Allina primarily serves as an advocate for the children in the orphan care system, working to see them reunified with their families or brought into a family through adoption or foster care. Many children living in the orphanages are not eligible for adoption and often get stuck in the system.
 
“There should be steps in place to lead to reunification with the family or to adoption,” Allina explains, noting that some children remain in orphanages until they age out and find themselves at high risk of poverty, incarceration and human trafficking. “The orphan crisis is so broken, it’s like an onion. As soon as you peel off one layer, you find more and more brokenness within the system.”

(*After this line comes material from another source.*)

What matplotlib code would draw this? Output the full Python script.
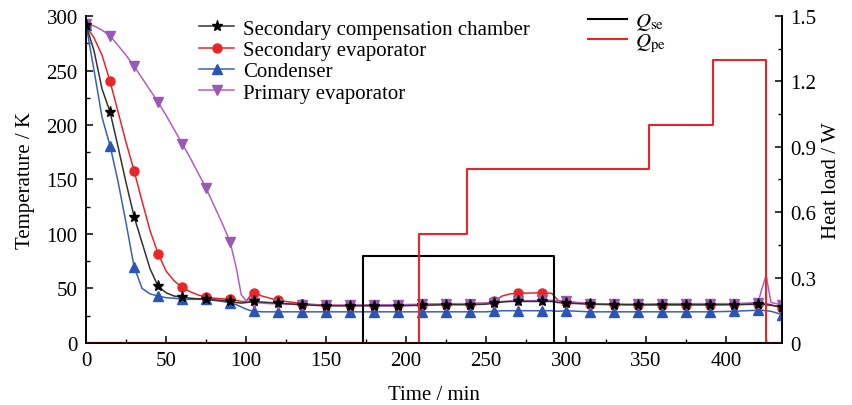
import matplotlib
matplotlib.use("Agg")
import matplotlib.pyplot as plt
from matplotlib.ticker import MultipleLocator, FuncFormatter
import numpy as np

plt.rcParams['font.family'] = ['Liberation Serif', 'DejaVu Serif']
plt.rcParams['mathtext.fontset'] = 'stix'

# ---- data ----
time_min = [0, 5, 10, 15, 20, 25, 30, 35, 40, 45, 50, 55, 60, 65, 70, 75, 80, 85, 90,
            94, 97, 100, 103,
            105, 110, 115, 120,
            135, 150, 165, 180, 195, 210, 225, 240,
            250, 255, 260, 265, 270,
            285, 291, 295, 300,
            315, 330, 345, 360, 375, 390, 405, 420,
            422, 425, 428, 435]

sec_comp_chamber = [292, 268, 233, 212, 180, 147, 116, 92, 68, 52, 46, 43, 42, 41, 40.5, 40, 39.5, 39, 38,
                    37, 36.5, 37, 37.5,
                    38, 37.5, 37, 36.5,
                    35, 34, 34, 34, 34, 34.5, 35, 35,
                    35.5, 36.5, 37.5, 38, 38,
                    38, 38, 37, 36.5,
                    35.5, 35, 35, 35, 35, 35, 35, 35.5,
                    35.5, 35, 34.5, 33]

sec_evaporator = [291, 280, 264, 240, 212, 184, 158, 130, 103, 82, 66, 57, 51, 47, 44, 42, 41, 40.5, 40,
                  39, 38, 38, 44,
                  46, 43, 41, 39,
                  36, 34.5, 34.5, 34.5, 34.5, 35, 35.5, 36,
                  36.5, 38, 43, 45, 45.5,
                  46, 45.5, 39, 37.5,
                  36, 35.5, 35, 35, 35, 35, 35.5, 36,
                  36, 36, 35, 32]

condenser = [292, 250, 207, 181, 148, 110, 70, 50, 45, 43, 41.5, 41, 40, 40, 40, 40, 39, 38, 37,
             35, 33, 31, 29.5,
             29, 28.5, 28.5, 28.5,
             28.5, 28.5, 28.5, 28.5, 28.5, 28.5, 28.5, 28.5,
             28.5, 29, 29.5, 29.5, 29.5,
             29.5, 29.5, 29, 29.5,
             28.5, 28.5, 28.5, 28.5, 28.5, 28.5, 29, 30,
             30, 29.5, 29, 26]

primary_evaporator = [293, 291, 287, 282, 273, 264, 254, 243, 232, 221, 209, 196, 183, 170, 156, 142, 126, 110, 93,
                      68, 44, 39, 37.5,
                      37, 36.5, 36, 36,
                      35, 34.5, 34.5, 35, 35, 35.5, 36, 36,
                      36.5, 37, 38, 38.5, 38.5,
                      39, 39, 38.5, 38,
                      36, 35.5, 35.5, 36, 36, 36, 36, 37,
                      48, 62, 37, 35]

# heat loads (step functions, value holds from each time until the next)
q_se_time = [0, 173, 292.5, 435]
q_se = [0, 0.4, 0, 0]
q_pe_time = [0, 208, 238, 352, 392, 425, 435]
q_pe = [0, 0.5, 0.8, 1.0, 1.3, 0, 0]

# ---- figure ----
fig = plt.figure(figsize=(8.52, 4.06), dpi=100)
ax = fig.add_axes([0.101, 0.153, 0.817, 0.805])
ax2 = ax.twinx()

t = np.array(time_min)
mk = [i for i, v in enumerate(time_min) if v % 15 == 0]

lw = 1.1
ax.plot(t, sec_comp_chamber, color='#333333', lw=lw, marker='*', ms=8, mfc='black', mec='black',
        markevery=mk, label='Secondary compensation chamber', zorder=4)
ax.plot(t, sec_evaporator, color='#E8262A', lw=lw, marker='o', ms=6.5, mfc='#E8262A', mec='#E8262A',
        markevery=mk, label='Secondary evaporator', zorder=3)
ax.plot(t, condenser, color='#3A5FC0', lw=lw, marker='^', ms=6.5, mfc='#2B55B5', mec='#2B55B5',
        markevery=mk, label='Condenser', zorder=3)
ax.plot(t, primary_evaporator, color='#B45CC6', lw=lw, marker='v', ms=6.5, mfc='#9B59B6', mec='#9B59B6',
        markevery=mk, label='Primary evaporator', zorder=3)

ax2.plot(q_se_time, q_se, color='black', lw=1.5, drawstyle='steps-post', label=r'$Q_{\rm se}$')
ax2.plot(q_pe_time, q_pe, color='#E8262A', lw=1.5, drawstyle='steps-post', label=r'$Q_{\rm pe}$')

ax.set_xlim(0, 435)
ax.set_ylim(0, 300)
ax2.set_ylim(0, 1.5)

fs = 15
ax.xaxis.set_major_locator(MultipleLocator(50))
ax.xaxis.set_minor_locator(MultipleLocator(25))
ax.yaxis.set_major_locator(MultipleLocator(50))
ax.yaxis.set_minor_locator(MultipleLocator(25))
ax2.yaxis.set_major_locator(MultipleLocator(0.3))
ax2.yaxis.set_minor_locator(MultipleLocator(0.15))
ax2.yaxis.set_major_formatter(FuncFormatter(lambda v, p: '%g' % round(v, 2)))

for a in (ax, ax2):
    a.tick_params(which='major', direction='in', length=5, width=1.1, labelsize=fs, pad=6)
    a.tick_params(which='minor', direction='in', length=3, width=1.0)
    a.spines['top'].set_visible(False)
    for s in a.spines.values():
        s.set_linewidth(1.2)
ax.tick_params(axis='y', which='both', right=False)
ax2.tick_params(axis='x', which='both', top=False, bottom=False)

ax.set_xlabel('Time / min', fontsize=fs, labelpad=11)
ax.set_ylabel('Temperature / K', fontsize=fs, labelpad=8)
ax2.set_ylabel('Heat load / W', fontsize=fs, labelpad=4)

leg1 = ax.legend(loc='upper left', bbox_to_anchor=(0.142, 1.035), frameon=False, fontsize=fs,
                 handlelength=1.65, handletextpad=0.45, labelspacing=0.08, borderpad=0.2)
leg2 = ax2.legend(loc='upper left', bbox_to_anchor=(0.7, 1.06), frameon=False, fontsize=fs,
                  handlelength=1.9, handletextpad=0.35, labelspacing=0.0, borderpad=0.2)

fig.savefig('out.png', dpi=100)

Allina first learned about the orphan crisis on a World Race mission trip that took her to 11 countries in 11 months. Ukraine was ninth on an itinerary that included Columbia, Ecuador, Peru, Indonesia, the Philippines, Vietnam, Cambodia, Thailand, Moldova and Spain.
 
“When I first got to Ukraine there was something in it that felt like home,” Allina says. “Seeing the orphans activated something in me that this is something I can do. This is a problem that doesn’t just have to break my heart and make me sad and sorry; it’s something I can actually address and tackle. That’s such a hard thing to find.”
 
Growing up in Camdenton, Missouri, Allina says the emphasis was on the local versus the global community. She was first introduced to a global perspective when she visited her grandparents doing missionary work in Belize. The summer after her sophomore year as a first-generation student at the University of Central Missouri, she took a trip to the Netherlands to study international communications. She returned “activated,” knowing that her original career plan to become a high school teacher would leave her feeling confined and restless. 

After graduating from UCM in 2017 with a degree in English, minors in Marketing and Creative Writing and experience working at both the Honors College and UCM’s Pleiades Press, she was ready for another adventure overseas. After the World Race trip she spent a few years working in marketing, then returned to Ukraine in 2021 and was reminded of her calling. She made the decision to move overseas and arrived in Ukraine on Feb. 1, 2022. Allina had been in the country less than a month when her new world literally came crashing down around her. Despite the loss and chaos, there’s nowhere else she’d rather be. She now understands that the cost of war is not just death but also lives in crisis. The effects are far-reaching — for example, children who are starving in Northern Africa, a region that relies heavily on Ukrainian grain.

“This broke my heart on February 24th, and I’m going to allow it to continue breaking my heart until we see victory,” Allina says, adding that she is fighting for both the children and the place she now calls home. “I have faith in the Ukrainian military, the Western support and those advocating for Ukraine — but I also have to be realistic in knowing this war could continue for the months and years to come.”